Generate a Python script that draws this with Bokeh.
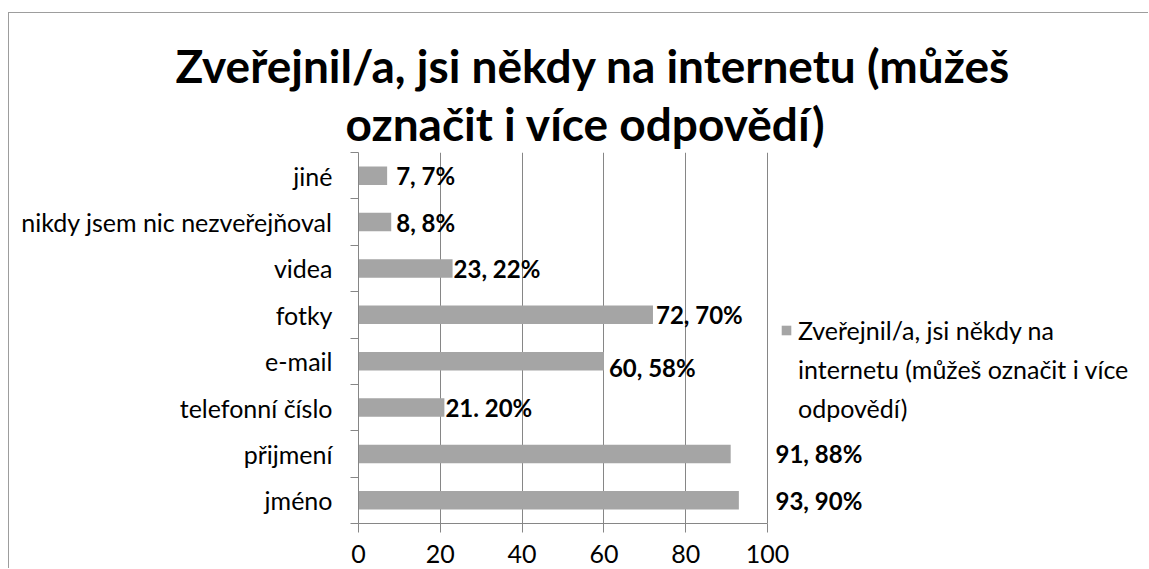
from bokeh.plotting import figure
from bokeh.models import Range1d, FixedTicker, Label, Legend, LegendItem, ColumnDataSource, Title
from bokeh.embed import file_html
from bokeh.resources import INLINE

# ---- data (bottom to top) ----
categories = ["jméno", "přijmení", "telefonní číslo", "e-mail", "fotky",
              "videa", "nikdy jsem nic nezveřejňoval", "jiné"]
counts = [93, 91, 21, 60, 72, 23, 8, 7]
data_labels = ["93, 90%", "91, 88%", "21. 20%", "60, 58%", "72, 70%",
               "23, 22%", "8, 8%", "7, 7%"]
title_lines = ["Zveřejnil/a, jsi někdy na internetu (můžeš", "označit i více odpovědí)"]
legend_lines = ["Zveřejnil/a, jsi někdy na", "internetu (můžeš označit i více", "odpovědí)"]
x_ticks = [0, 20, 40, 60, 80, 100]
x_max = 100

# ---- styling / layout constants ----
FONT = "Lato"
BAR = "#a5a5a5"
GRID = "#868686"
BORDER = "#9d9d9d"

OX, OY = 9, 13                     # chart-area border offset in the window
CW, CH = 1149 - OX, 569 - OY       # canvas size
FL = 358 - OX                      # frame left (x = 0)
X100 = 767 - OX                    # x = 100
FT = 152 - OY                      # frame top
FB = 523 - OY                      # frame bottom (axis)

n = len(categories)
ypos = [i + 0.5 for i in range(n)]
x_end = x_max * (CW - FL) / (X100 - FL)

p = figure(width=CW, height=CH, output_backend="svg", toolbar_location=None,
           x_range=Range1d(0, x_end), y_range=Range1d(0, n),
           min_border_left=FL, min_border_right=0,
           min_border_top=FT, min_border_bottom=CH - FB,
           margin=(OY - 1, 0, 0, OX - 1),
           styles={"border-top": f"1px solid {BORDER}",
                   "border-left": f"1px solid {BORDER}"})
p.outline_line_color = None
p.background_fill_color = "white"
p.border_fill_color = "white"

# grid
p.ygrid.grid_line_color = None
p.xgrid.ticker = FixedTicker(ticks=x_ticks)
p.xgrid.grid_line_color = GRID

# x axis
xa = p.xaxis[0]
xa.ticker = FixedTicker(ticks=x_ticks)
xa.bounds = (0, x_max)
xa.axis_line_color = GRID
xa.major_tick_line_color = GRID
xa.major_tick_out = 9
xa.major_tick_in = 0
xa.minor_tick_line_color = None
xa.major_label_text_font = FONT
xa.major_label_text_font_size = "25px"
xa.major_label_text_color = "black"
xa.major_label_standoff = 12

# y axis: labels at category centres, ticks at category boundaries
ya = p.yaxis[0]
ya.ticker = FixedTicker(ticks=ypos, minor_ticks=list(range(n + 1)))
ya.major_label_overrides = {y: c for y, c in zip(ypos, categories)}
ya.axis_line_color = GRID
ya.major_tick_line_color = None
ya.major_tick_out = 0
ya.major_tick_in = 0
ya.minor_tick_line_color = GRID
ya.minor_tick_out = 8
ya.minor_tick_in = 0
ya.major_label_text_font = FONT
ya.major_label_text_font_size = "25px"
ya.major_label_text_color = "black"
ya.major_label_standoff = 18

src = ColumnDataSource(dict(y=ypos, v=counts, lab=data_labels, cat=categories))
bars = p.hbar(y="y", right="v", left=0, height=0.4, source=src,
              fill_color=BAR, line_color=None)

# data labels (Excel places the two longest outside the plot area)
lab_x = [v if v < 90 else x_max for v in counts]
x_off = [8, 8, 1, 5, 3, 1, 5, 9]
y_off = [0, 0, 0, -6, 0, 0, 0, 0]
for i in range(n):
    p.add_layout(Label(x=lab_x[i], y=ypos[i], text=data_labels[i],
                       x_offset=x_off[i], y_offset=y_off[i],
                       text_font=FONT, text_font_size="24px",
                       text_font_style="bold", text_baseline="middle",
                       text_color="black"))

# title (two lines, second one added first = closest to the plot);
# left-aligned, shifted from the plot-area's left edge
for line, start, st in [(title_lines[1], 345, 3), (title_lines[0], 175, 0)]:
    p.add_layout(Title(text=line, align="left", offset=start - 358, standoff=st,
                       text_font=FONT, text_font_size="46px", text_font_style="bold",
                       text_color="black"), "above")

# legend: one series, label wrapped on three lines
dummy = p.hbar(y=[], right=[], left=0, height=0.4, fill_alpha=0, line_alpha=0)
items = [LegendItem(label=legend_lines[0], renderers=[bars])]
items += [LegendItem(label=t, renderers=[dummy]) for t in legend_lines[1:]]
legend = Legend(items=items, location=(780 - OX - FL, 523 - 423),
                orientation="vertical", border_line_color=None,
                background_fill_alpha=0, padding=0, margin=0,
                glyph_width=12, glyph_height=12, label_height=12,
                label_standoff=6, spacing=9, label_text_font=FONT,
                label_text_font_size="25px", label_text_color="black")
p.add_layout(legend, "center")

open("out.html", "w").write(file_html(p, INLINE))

• Goal of the exercise
Pictures are excluded; extract exactly the lines from the start of the data through the line that holds "p.xgrid.grid_line_color = GRID", both ends included.

• Output below
Generate a Python script that draws this with Bokeh.
from bokeh.plotting import figure
from bokeh.models import Range1d, FixedTicker, Label, Legend, LegendItem, ColumnDataSource, Title
from bokeh.embed import file_html
from bokeh.resources import INLINE

# ---- data (bottom to top) ----
categories = ["jméno", "přijmení", "telefonní číslo", "e-mail", "fotky",
              "videa", "nikdy jsem nic nezveřejňoval", "jiné"]
counts = [93, 91, 21, 60, 72, 23, 8, 7]
data_labels = ["93, 90%", "91, 88%", "21. 20%", "60, 58%", "72, 70%",
               "23, 22%", "8, 8%", "7, 7%"]
title_lines = ["Zveřejnil/a, jsi někdy na internetu (můžeš", "označit i více odpovědí)"]
legend_lines = ["Zveřejnil/a, jsi někdy na", "internetu (můžeš označit i více", "odpovědí)"]
x_ticks = [0, 20, 40, 60, 80, 100]
x_max = 100

# ---- styling / layout constants ----
FONT = "Lato"
BAR = "#a5a5a5"
GRID = "#868686"
BORDER = "#9d9d9d"

OX, OY = 9, 13                     # chart-area border offset in the window
CW, CH = 1149 - OX, 569 - OY       # canvas size
FL = 358 - OX                      # frame left (x = 0)
X100 = 767 - OX                    # x = 100
FT = 152 - OY                      # frame top
FB = 523 - OY                      # frame bottom (axis)

n = len(categories)
ypos = [i + 0.5 for i in range(n)]
x_end = x_max * (CW - FL) / (X100 - FL)

p = figure(width=CW, height=CH, output_backend="svg", toolbar_location=None,
           x_range=Range1d(0, x_end), y_range=Range1d(0, n),
           min_border_left=FL, min_border_right=0,
           min_border_top=FT, min_border_bottom=CH - FB,
           margin=(OY - 1, 0, 0, OX - 1),
           styles={"border-top": f"1px solid {BORDER}",
                   "border-left": f"1px solid {BORDER}"})
p.outline_line_color = None
p.background_fill_color = "white"
p.border_fill_color = "white"

# grid
p.ygrid.grid_line_color = None
p.xgrid.ticker = FixedTicker(ticks=x_ticks)
p.xgrid.grid_line_color = GRID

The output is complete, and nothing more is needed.